** Start **
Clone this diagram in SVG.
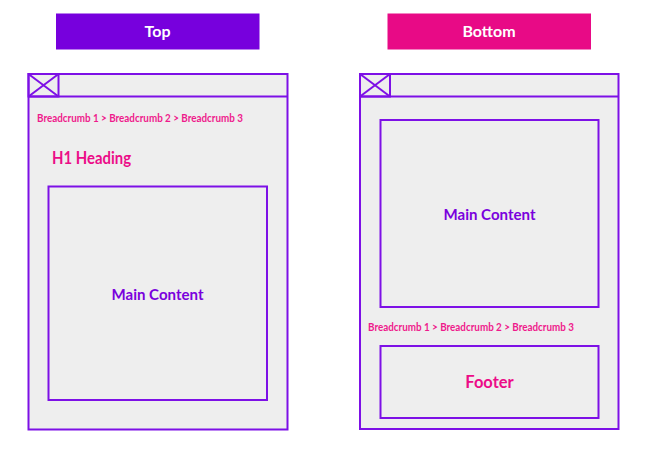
<svg xmlns="http://www.w3.org/2000/svg" width="665" height="450" viewBox="0 0 665 450">
<style>
.frame{fill:#eeeeee;stroke:#7d10e6;stroke-width:2}
.line{stroke:#7d10e6;stroke-width:2;fill:none}
.t{font-family:Lato,"Liberation Sans",sans-serif;font-weight:bold}
.crumb{font-size:10.5px;fill:#ee1a8c}
.purple{fill:#7a00dd}
.pink{fill:#ec0c88}
</style>
<rect width="665" height="450" fill="#ffffff"/>
<g id="top-label">
<rect x="56" y="13.5" width="203.5" height="36" fill="#7700dd"/>
<text class="t" x="157.5" y="37" font-size="16" fill="#ffffff" text-anchor="middle">Top</text>
</g>
<g id="bottom-label">
<rect x="387.5" y="13.5" width="203.5" height="36" fill="#e80a86"/>
<text class="t" x="489" y="37" font-size="16" fill="#ffffff" text-anchor="middle">Bottom</text>
</g>
<g id="top-frame">
<rect class="frame" x="28.5" y="74" width="259" height="355.5"/>
<line class="line" x1="28.5" y1="96.5" x2="287.5" y2="96.5"/>
<rect class="line" x="28.5" y="74" width="30" height="22.5"/>
<line class="line" x1="28.5" y1="74" x2="58.5" y2="96.5"/>
<line class="line" x1="58.5" y1="74" x2="28.5" y2="96.5"/>
<text class="t crumb" x="37" y="122" textLength="206" lengthAdjust="spacingAndGlyphs">Breadcrumb 1 &gt; Breadcrumb 2 &gt; Breadcrumb 3</text>
<text class="t pink" x="52" y="163.5" font-size="16.5" textLength="79" lengthAdjust="spacingAndGlyphs">H1 Heading</text>
</g>
<g id="top-main">
<rect class="frame" x="48.5" y="186.5" width="218.5" height="213.5"/>
<text class="t purple" x="157.5" y="299.5" font-size="16" text-anchor="middle" textLength="92" lengthAdjust="spacingAndGlyphs">Main Content</text>
</g>
<g id="bottom-frame">
<rect class="frame" x="360" y="74" width="258.5" height="355"/>
<line class="line" x1="360" y1="96.5" x2="618.5" y2="96.5"/>
<rect class="line" x="360" y="74" width="30" height="22.5"/>
<line class="line" x1="360" y1="74" x2="390" y2="96.5"/>
<line class="line" x1="390" y1="74" x2="360" y2="96.5"/>
<text class="t crumb" x="368" y="331" textLength="206" lengthAdjust="spacingAndGlyphs">Breadcrumb 1 &gt; Breadcrumb 2 &gt; Breadcrumb 3</text>
</g>
<g id="bottom-main">
<rect class="frame" x="380.5" y="120" width="218" height="187"/>
<text class="t purple" x="489.5" y="219.5" font-size="16" text-anchor="middle" textLength="92" lengthAdjust="spacingAndGlyphs">Main Content</text>
</g>
<g id="footer">
<rect class="frame" x="380.5" y="346" width="218" height="72"/>
<text class="t pink" x="489.5" y="388" font-size="16.5" text-anchor="middle">Footer</text>
</g>
<g id="connectors"></g>
</svg>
** End **
■ DIRECTIONS ■
Keep the pictures out of the copy and write out the data exactly as it stands.

■ COMPLETED EXERCISE ■
Clone this diagram in SVG.
<svg xmlns="http://www.w3.org/2000/svg" width="665" height="450" viewBox="0 0 665 450">
<style>
.frame{fill:#eeeeee;stroke:#7d10e6;stroke-width:2}
.line{stroke:#7d10e6;stroke-width:2;fill:none}
.t{font-family:Lato,"Liberation Sans",sans-serif;font-weight:bold}
.crumb{font-size:10.5px;fill:#ee1a8c}
.purple{fill:#7a00dd}
.pink{fill:#ec0c88}
</style>
<rect width="665" height="450" fill="#ffffff"/>
<g id="top-label">
<rect x="56" y="13.5" width="203.5" height="36" fill="#7700dd"/>
<text class="t" x="157.5" y="37" font-size="16" fill="#ffffff" text-anchor="middle">Top</text>
</g>
<g id="bottom-label">
<rect x="387.5" y="13.5" width="203.5" height="36" fill="#e80a86"/>
<text class="t" x="489" y="37" font-size="16" fill="#ffffff" text-anchor="middle">Bottom</text>
</g>
<g id="top-frame">
<rect class="frame" x="28.5" y="74" width="259" height="355.5"/>
<line class="line" x1="28.5" y1="96.5" x2="287.5" y2="96.5"/>
<rect class="line" x="28.5" y="74" width="30" height="22.5"/>
<line class="line" x1="28.5" y1="74" x2="58.5" y2="96.5"/>
<line class="line" x1="58.5" y1="74" x2="28.5" y2="96.5"/>
<text class="t crumb" x="37" y="122" textLength="206" lengthAdjust="spacingAndGlyphs">Breadcrumb 1 &gt; Breadcrumb 2 &gt; Breadcrumb 3</text>
<text class="t pink" x="52" y="163.5" font-size="16.5" textLength="79" lengthAdjust="spacingAndGlyphs">H1 Heading</text>
</g>
<g id="top-main">
<rect class="frame" x="48.5" y="186.5" width="218.5" height="213.5"/>
<text class="t purple" x="157.5" y="299.5" font-size="16" text-anchor="middle" textLength="92" lengthAdjust="spacingAndGlyphs">Main Content</text>
</g>
<g id="bottom-frame">
<rect class="frame" x="360" y="74" width="258.5" height="355"/>
<line class="line" x1="360" y1="96.5" x2="618.5" y2="96.5"/>
<rect class="line" x="360" y="74" width="30" height="22.5"/>
<line class="line" x1="360" y1="74" x2="390" y2="96.5"/>
<line class="line" x1="390" y1="74" x2="360" y2="96.5"/>
<text class="t crumb" x="368" y="331" textLength="206" lengthAdjust="spacingAndGlyphs">Breadcrumb 1 &gt; Breadcrumb 2 &gt; Breadcrumb 3</text>
</g>
<g id="bottom-main">
<rect class="frame" x="380.5" y="120" width="218" height="187"/>
<text class="t purple" x="489.5" y="219.5" font-size="16" text-anchor="middle" textLength="92" lengthAdjust="spacingAndGlyphs">Main Content</text>
</g>
<g id="footer">
<rect class="frame" x="380.5" y="346" width="218" height="72"/>
<text class="t pink" x="489.5" y="388" font-size="16.5" text-anchor="middle">Footer</text>
</g>
<g id="connectors"></g>
</svg>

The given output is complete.